Evaulation of a Topology Proof

Question

I have been using Munkres' Topology in my Topology class and we have been going over homework exercises. One of my classmates submitted a pretty sizable proof to a question, but mine was only a few lines. I am now uncertain whether or not I made some mistake in my proof. The question and my solution are included below.

Chapter 31 Exercise 5: Let $f, g : X \to Y$ be continuous: assume that $Y$ is Hausdorff. Show that $\{x | f(x) = g(x)\}$ is closed in $X$.

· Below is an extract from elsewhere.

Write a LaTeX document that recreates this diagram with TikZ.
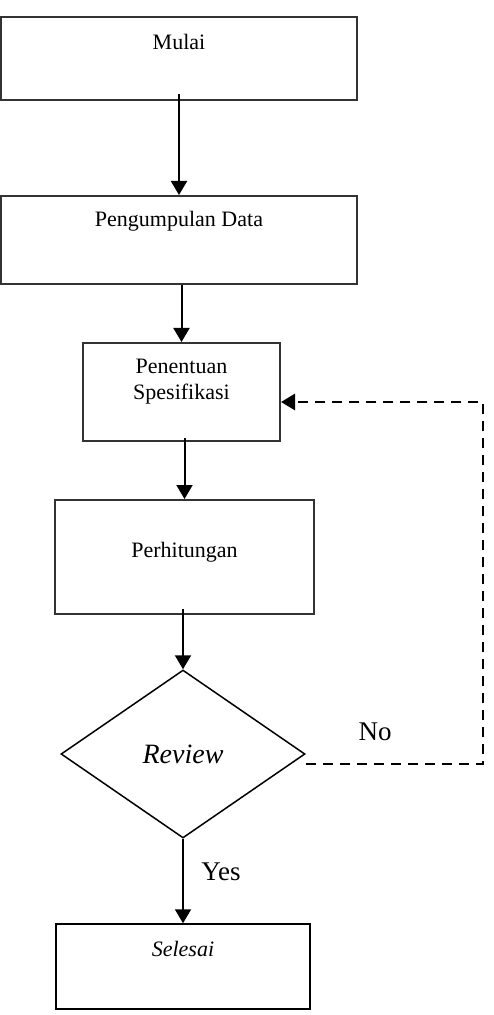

Proof: Note that $S = X - \{x | f(x) = g(x)\} = \{x | f(x) \neq g(x)\}$. Clearly $S$ is open in $X$ as the arbitary union of elements in $X$. Hence $\{x | f(x) = g(x)\}$ is closed in $X$.

Did I make a major mistake in this proof?

Answer 1

You just sort of stated that you were done, without providing much justification.

My answer had an error in it. The condition $\{x:f(x)=g(x)\}$ is closed is in fact equivalent to $Y$ being Hausdorff. See @HennoBrandsma's response.

Answer 2

Unions of arbitrary elements are not always open, so that sentence doesn't work. What does it mean to be an open set? I think you'll get more mileage out of considering the boundary of a set.

Answer 3

A slick solution: $\Delta_Y=\{(y,y): y \in Y\}$ is closed in $Y^2$ iff $Y$ is Hausdorff. And so if $Y$ is Hausdorff $\{x: f(x)=g(x)\}=(f \nabla g)^{-1}[\Delta_Y]$ is closed in $X$, where $f\nabla g: X \to Y^2$ is the map that sends $x$ to $(f(x),g(x)) \in Y^2$ and which is continuous when $f$ and $g$ are.

If we weaken $Y$ to $T_1$ we don't have this conclusion: Let $X=\Bbb Z$ in the cofinite topology and let $Y=X$, which is $T_1$ but not Hausdorff. Then for the continuous $f(n)=n$ and $g(n)=|n|$ (the preimage of a finite set is finite, so continuity follows) we have that $\{x: f(x)=g(x)\}= \Bbb Z^+_0$ is not closed in $X$, as it's infinite.